▶ _OBJECTIVE_
Extract only the first line of the listing and every line after it up to and including the one with "(qlabel) at (203,75)". Omit the pictures.
******
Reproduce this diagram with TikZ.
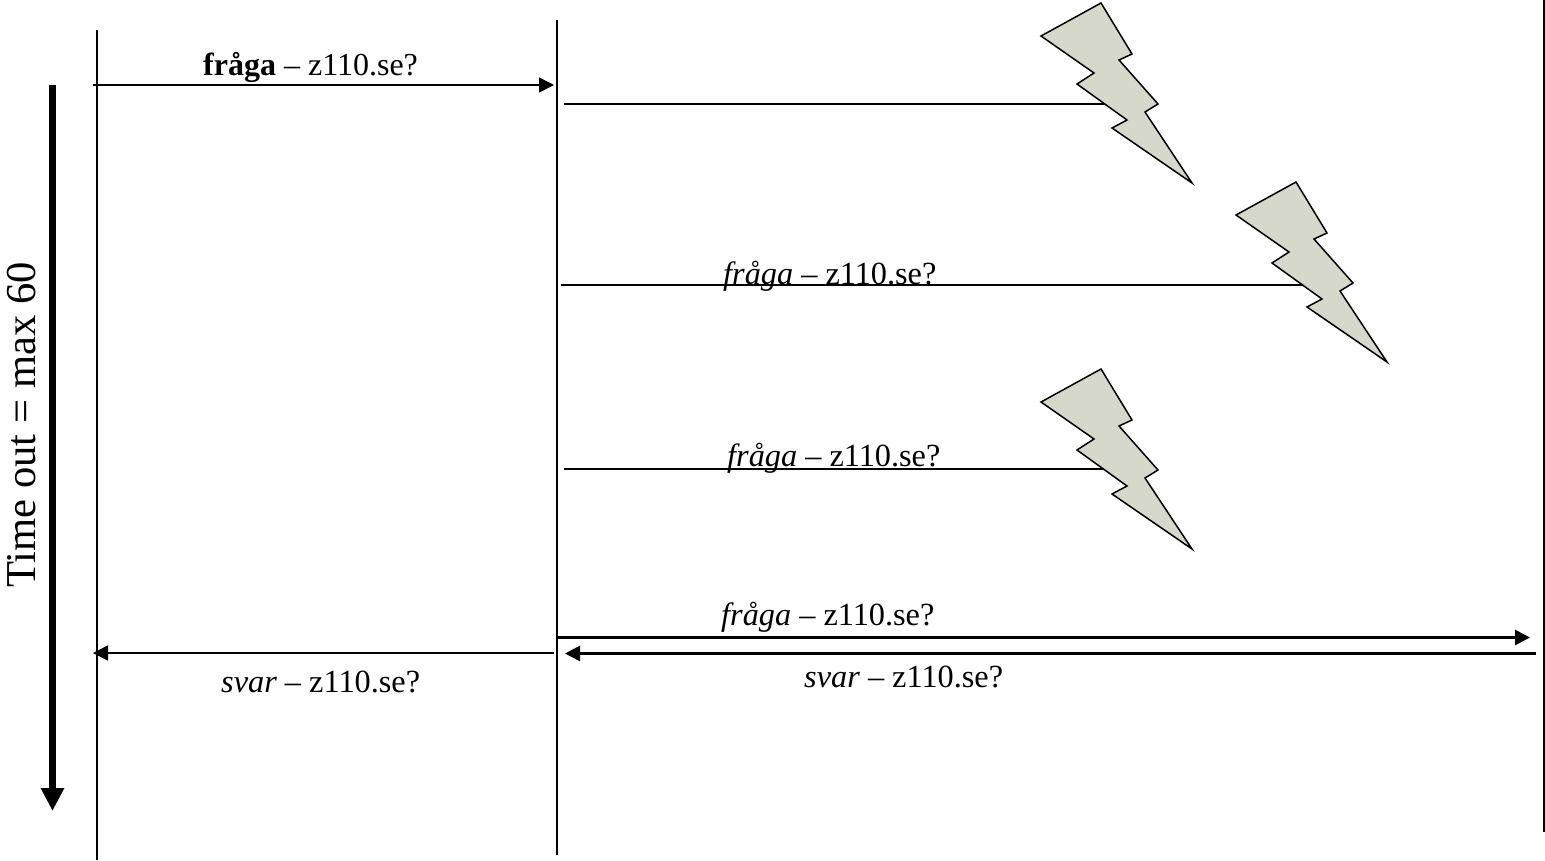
\documentclass[tikz,border=0pt]{standalone}
\usepackage{fontspec}
\setmainfont{Liberation Serif}
\usetikzlibrary{arrows.meta}

\begin{document}
\begin{tikzpicture}[
x=1pt, y=-1pt,
life/.style ={draw, line width=1.1pt},
plain/.style ={draw, line width=1.5pt},
thickplain/.style ={draw, line width=2.2pt},
msg/.style ={draw, line width=1.6pt, -{Triangle[length=15pt,width=15pt]}},
thickmsg/.style ={draw, line width=2.8pt, -{Triangle[length=15pt,width=15pt]}},
timeline/.style ={draw, line width=7.5pt, -{Triangle[length=23pt,width=22pt]}},
label/.style ={anchor=base west, inner sep=0pt, font=\fontsize{32.3}{32.3}\selectfont},
bolt/.pic ={
  \path[draw=black, fill=bolt, line width=1.5pt, line join=miter]
  (1041,36) -- (1101,3) -- (1132,54) -- (1119,60) -- (1158,104) -- (1145,112)
  -- (1192,183) -- (1112,128) -- (1127,120) -- (1077,84) -- (1094,73) -- cycle;
}
]
\definecolor{bolt}{RGB}{214,216,203}
\useasboundingbox (0,0) rectangle (1545,860);

% lifelines
\coordinate (clienttop) at (97,30);
\coordinate (clientbot) at (97,860);
\coordinate (resolvertop) at (557,20);
\coordinate (resolverbot) at (557,855);
\coordinate (servertop) at (1544,0);
\coordinate (serverbot) at (1544,832);
\path[life] (clienttop) -- (clientbot);
\path[life] (resolvertop) -- (resolverbot);
\path[life] (servertop) -- (serverbot);

% time
\coordinate (timetop) at (52.5,85);
\coordinate (timebot) at (52.5,811);
\path[timeline] (timetop) -- (timebot);
\node[label, rotate=90, font=\fontsize{42.6}{42.6}\selectfont] (time) at (35,588) {Time out = max 60};

% query from client
\coordinate (qa) at (93,85);
\coordinate (qb) at (554,85);
\path[msg] (qa) -- (qb);
\node[label, font=\fontsize{32}{32}\selectfont] (qlabel) at (203,75) {\textbf{fråga} – z110.se?};

% lost queries
\coordinate (la) at (564,104);
\coordinate (lb) at (1112,104);
\coordinate (ma) at (561,285);
\coordinate (mb) at (1307,285);
\coordinate (na) at (564,469);
\coordinate (nb) at (1112,469);
\path[plain] (la) -- (lb);
\path[thickplain] (ma) -- (mb);
\path[plain] (na) -- (nb);
\node[label] (mlabel) at (723,284) {\textit{fråga} – z110.se?};
\node[label] (nlabel) at (727,466) {\textit{fråga} – z110.se?};

\pic at (0,0) {bolt};
\pic at (195,179) {bolt};
\pic at (0,366) {bolt};

% answered query
\coordinate (aa) at (558,637.5);
\coordinate (ab) at (1530,637.5);
\coordinate (ba) at (1536,653.5);
\coordinate (bb) at (565,653.5);
\coordinate (ca) at (554,653);
\coordinate (cb) at (93,653);
\path[thickmsg] (aa) -- (ab);
\path[thickmsg] (ba) -- (bb);
\path[msg] (ca) -- (cb);
\node[label] (alabel) at (721,625) {\textit{fråga} – z110.se?};
\node[label] (blabel) at (804,687) {\textit{svar} – z110.se?};
\node[label] (clabel) at (221,692) {\textit{svar} – z110.se?};
\end{tikzpicture}
\end{document}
******
▶ _RIGHT ANSWER_
Reproduce this diagram with TikZ.
\documentclass[tikz,border=0pt]{standalone}
\usepackage{fontspec}
\setmainfont{Liberation Serif}
\usetikzlibrary{arrows.meta}

\begin{document}
\begin{tikzpicture}[
x=1pt, y=-1pt,
life/.style ={draw, line width=1.1pt},
plain/.style ={draw, line width=1.5pt},
thickplain/.style ={draw, line width=2.2pt},
msg/.style ={draw, line width=1.6pt, -{Triangle[length=15pt,width=15pt]}},
thickmsg/.style ={draw, line width=2.8pt, -{Triangle[length=15pt,width=15pt]}},
timeline/.style ={draw, line width=7.5pt, -{Triangle[length=23pt,width=22pt]}},
label/.style ={anchor=base west, inner sep=0pt, font=\fontsize{32.3}{32.3}\selectfont},
bolt/.pic ={
  \path[draw=black, fill=bolt, line width=1.5pt, line join=miter]
  (1041,36) -- (1101,3) -- (1132,54) -- (1119,60) -- (1158,104) -- (1145,112)
  -- (1192,183) -- (1112,128) -- (1127,120) -- (1077,84) -- (1094,73) -- cycle;
}
]
\definecolor{bolt}{RGB}{214,216,203}
\useasboundingbox (0,0) rectangle (1545,860);

% lifelines
\coordinate (clienttop) at (97,30);
\coordinate (clientbot) at (97,860);
\coordinate (resolvertop) at (557,20);
\coordinate (resolverbot) at (557,855);
\coordinate (servertop) at (1544,0);
\coordinate (serverbot) at (1544,832);
\path[life] (clienttop) -- (clientbot);
\path[life] (resolvertop) -- (resolverbot);
\path[life] (servertop) -- (serverbot);

% time
\coordinate (timetop) at (52.5,85);
\coordinate (timebot) at (52.5,811);
\path[timeline] (timetop) -- (timebot);
\node[label, rotate=90, font=\fontsize{42.6}{42.6}\selectfont] (time) at (35,588) {Time out = max 60};

% query from client
\coordinate (qa) at (93,85);
\coordinate (qb) at (554,85);
\path[msg] (qa) -- (qb);
\node[label, font=\fontsize{32}{32}\selectfont] (qlabel) at (203,75) {\textbf{fråga} – z110.se?};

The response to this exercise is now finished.